Peat can be legally incorporated into garden compost, but its use will be banned from 2024. The UK’s peatlands store three times as much carbon as its forests and in Scotland they form more than 20% of total land cover. Peat actively removes and stores carbon from the atmosphere as well as supporting the natural environment more generally.

Paton added: “Peatlands are a powerful natural means of extracting and storing carbon from the environment. Their destruction to use the peat in compost therefore has an adverse impact on our environment, hence the impending ban from 2024. To make an informed choice, consumers need to know to what degree, if any, peat is an ingredient of compost before they choose to buy a product. In the case of most garden compost containing peat sold in Scotland this does not appear to be the case.”
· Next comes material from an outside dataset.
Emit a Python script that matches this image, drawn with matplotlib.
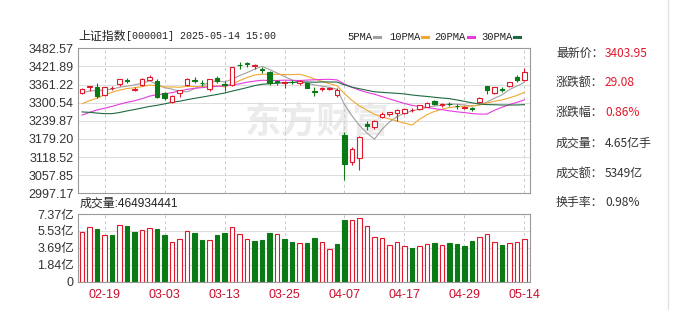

The SCOTSS project was influenced by recent Royal Horticultural Society (RHS) research, which found that more than half of gardeners (57%) admit to not knowing what is in their shop-bought potting compost. The RHS advised: “If the bag doesn’t say peat-free, then it most likely isn’t.”

CTSI Chief Executive, John Herriman, commented: “Officers in Scotland have done excellent work at a time when government and citizens are seeing environmental issues as their number-one priority. Consumers have the right to know important information about products before they buy them and failing to highlight the presence of peat on the front of a bag of compost means they are being misled and might make a different decision if it was correctly marked.

“The onus is on businesses to ensure their labelling is clear as to what is in these products. Only then can consumers make informed choices.”

SCOTSS will issue guidance to Scottish Trading Standards Officers highlighting the findings of the project to allow them to better advise producers and retailers on their responsibilities where issues were found with their products.

3 responses to “SCOTSS turns up the heat on peat”

  1. Alan Conroy says:

    Only slightly creative. If this is a serious concern perhaps one of the Scottish TSDs should prosecute.

  2. Alan Conroy says:

    I replied to this late on monday night and realised this morning that I had not actually said what I intended. While it may well be desirable to have clearer labelling, and certainly any misleading labelling should be robustly addressed, the grounds for claiming breaches of law here are unclear. The existence of a green agenda in Government does not of itself impose a liability on companies to add more information. If there is not a certainty that there is a breach of law here, as opposed to a failure of a moral obligation to provide more information, then perhaps suggestions of misleading behaviour are premature? If there is such certainty then no doubt a prosecution will follow swiftly should there be a failure to respond appropriately. It is far from clear though to see how a breach of law is made out here in the absence of a specific labelling requirement.

  3. gary urquhart says:

    Given that the CMA failed in a recent case regarding “administration charges” v Care UK (average consumer and transactional decisions mash up…). https://www.gov.uk/cma-cases/care-homes-consumer-protection-case#cma-court-action-against-care-uk

    I don’t think there will be any “green washing” prosecutions unless we have specific legislation addressing it.